Jeans on Parade
Here I sit, inside my favorite cafe on Fillmore Street (the Grove), in an accidentally selected table but strategically chosen seat, watching my fellow cafeterians parade into and out of the space.
The cafe, I should note, is not your ordinary cafe but a rustic and charming one with a full kitchen and menu of bon repute. I have chosen, pathetically, a breakfast burrito as my meal, when i probably would have really loved something less pedestrian (apple chicken salad, or eggs florentine, perhaps?).
The burrito is OK, but the coffee is dee-lish. I’ll be having a second cup shortly. My sweet companion - on which I am writing this post - is enjoying her (?) first expedition beyond apartment 11. OK she just got dinged! WTF. Stupid waiter. JFC.
The point of bringing Ms. MacBook was not to write about bringing her, but to surf. Turns out, there are no free wireless connections here. What a drag. So that means that I have to write something instead. Well, that was always part of the plan, but now it is the whole plan.

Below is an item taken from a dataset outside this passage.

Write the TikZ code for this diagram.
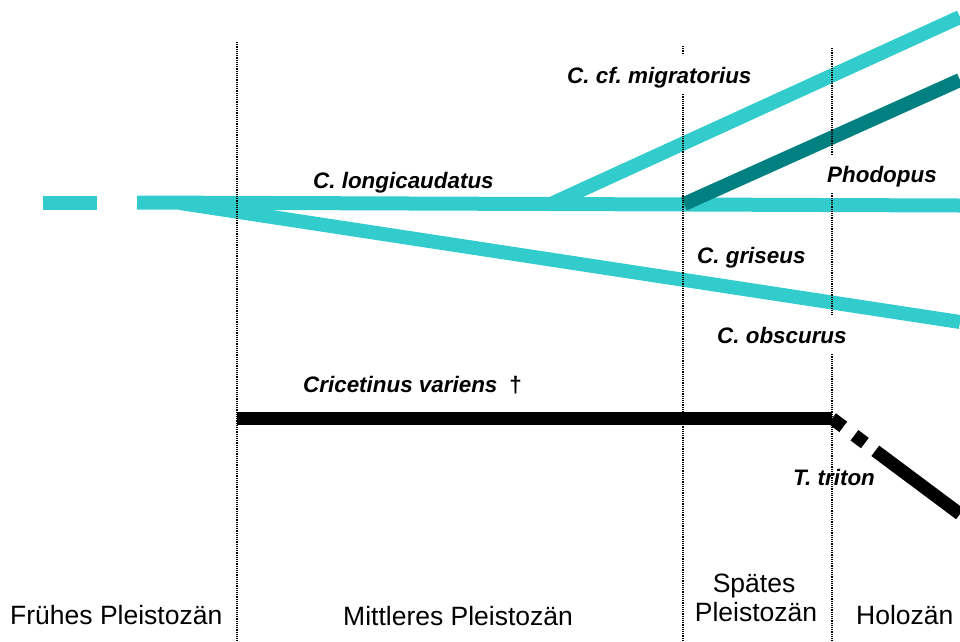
\documentclass[tikz,border=0pt]{standalone}
\usepackage{fontspec}
\setmainfont{Liberation Sans}
\definecolor{lcyan}{HTML}{33CCCC}
\definecolor{lteal}{HTML}{008080}
\frenchspacing
\begin{document}
\begin{tikzpicture}[x=1pt,y=-1pt,
  lineage/.style={line width=14pt, line cap=butt},
  cyanline/.style={lineage, draw=lcyan},
  tealline/.style={lineage, draw=lteal},
  blackline/.style={line width=13pt, line cap=butt, draw=black},
  divider/.style={line width=1.1pt, dash pattern=on 1.1pt off 1.1pt, draw=black},
  species/.style={font=\fontsize{22.4}{26}\selectfont\bfseries\itshape, inner xsep=0pt,
    inner ysep=8pt, text height=20pt, text depth=3pt, anchor=base west},
  era/.style={font=\fontsize{26.5}{29}\selectfont, inner sep=0pt, anchor=base west}]

\useasboundingbox (0,0) rectangle (960,641);

% lineage end points
\coordinate (d0) at (43,202.5);
\coordinate (d1) at (97,202.5);
\coordinate (m0) at (137,202.5);
\coordinate (mE) at (960,205.5);
\coordinate (g0) at (180,203);
\coordinate (gE) at (960,322);
\coordinate (u0) at (553,203);
\coordinate (uE) at (960,17);
\coordinate (p0) at (684,204);
\coordinate (pE) at (960,80);
\coordinate (c0) at (237,418.5);
\coordinate (c1) at (832,418.5);
\coordinate (tE) at (960,514);

% Cricetulus lineages
\draw[cyanline] (d0) -- (d1);
\draw[cyanline] (m0) -- (mE);
\draw[cyanline] (g0) -- (gE);
\draw[cyanline] (u0) -- (uE);
\draw[tealline] (p0) -- (pE);

% Cricetinus / Tscherskia
\draw[blackline] (c0) -- (c1);
\draw[blackline, dash pattern=on 14pt off 14pt on 13pt off 13pt on 400pt off 1pt] (c1) -- (tE);

% species labels
\node[species] (lon) at (313,188) {C. longicaudatus};
\node[species] (mig) at (567,83) {C. cf. migratorius};
\node[species] (pho) at (827,182) {Phodopus};
\node[species] (gri) at (697,263) {C. griseus};
\node[species] (obs) at (717,343) {C. obscurus};
\node[species] (cri) at (303,392) {Cricetinus variens\hspace{12pt}{\upshape †}};
\node[species] (tri) at (793,485) {T. triton};

% period boundaries
\coordinate (v1t) at (237,42);
\coordinate (v1b) at (237,641);
\coordinate (v2t) at (683,46);
\coordinate (v2b) at (683,641);
\coordinate (v3t) at (832,48);
\coordinate (v3b) at (832,641);
\draw[divider] (v1t) -- (v1b);
\draw[divider] (v2t) -- (v2t |- mig.north);
\draw[divider] (v2t |- mig.south) -- (v2b);
\draw[divider] (v3t) -- (v3t |- pho.north);
\draw[divider] (v3t |- pho.south) -- (v3t |- obs.north);
\draw[divider] (v3t |- obs.south) -- (v3b);

% periods
\node[era] (e1) at (10,624) {Frühes Pleistozän};
\node[era] (e2) at (343,625) {Mittleres Pleistozän};
\node[era, anchor=base] (e3a) at (754,592) {Spätes};
\node[era, anchor=base] (e3b) at (756,621) {Pleistozän};
\node[era] (e4) at (856,624) {Holozän};
\end{tikzpicture}
\end{document}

The main strength of my seating position is that I have full view of all the customers coming in and waiting in line to place their orders for coffee or meals. And it is amazing that 84.3% of all clientele in this establishment walk in wearing on form or another of hi-fashion jeans. Not Levis. Not khakis. Not sweatpants. No. Every young lady (and there are a bevy) that waltzes in here is sporting highly detailed, form fitting, pre-shrunk, pre-aged (sorry, distressed) blue jeans, Some I can identify by the particular curly-que on the ass, Others are too ornate (or mundane) to recognize. A few (very few) lack any tell-tale markers or embroidery. Even the guys rock fashion jeans. I swear I just saw a guy in shredded jeans with the ‘V’ Versace ass logo. I am no exception, by the way. (Joe’s, for the unnaturally interested).
Seven for all Mankind, of course, is the default brand for the fashionistas. But their ubiquity has - naturally - rendered them less cool than they were. True Religion, I hear, now holds the mantle of coolest denim.
I am not complaining, I should note. Just observing. In fact, the point I want to make is that the jeans phenomenon is not a unique thing. It is a case study in the unending march of conspicuous consumption that is the cornerstone of the modern American Dream.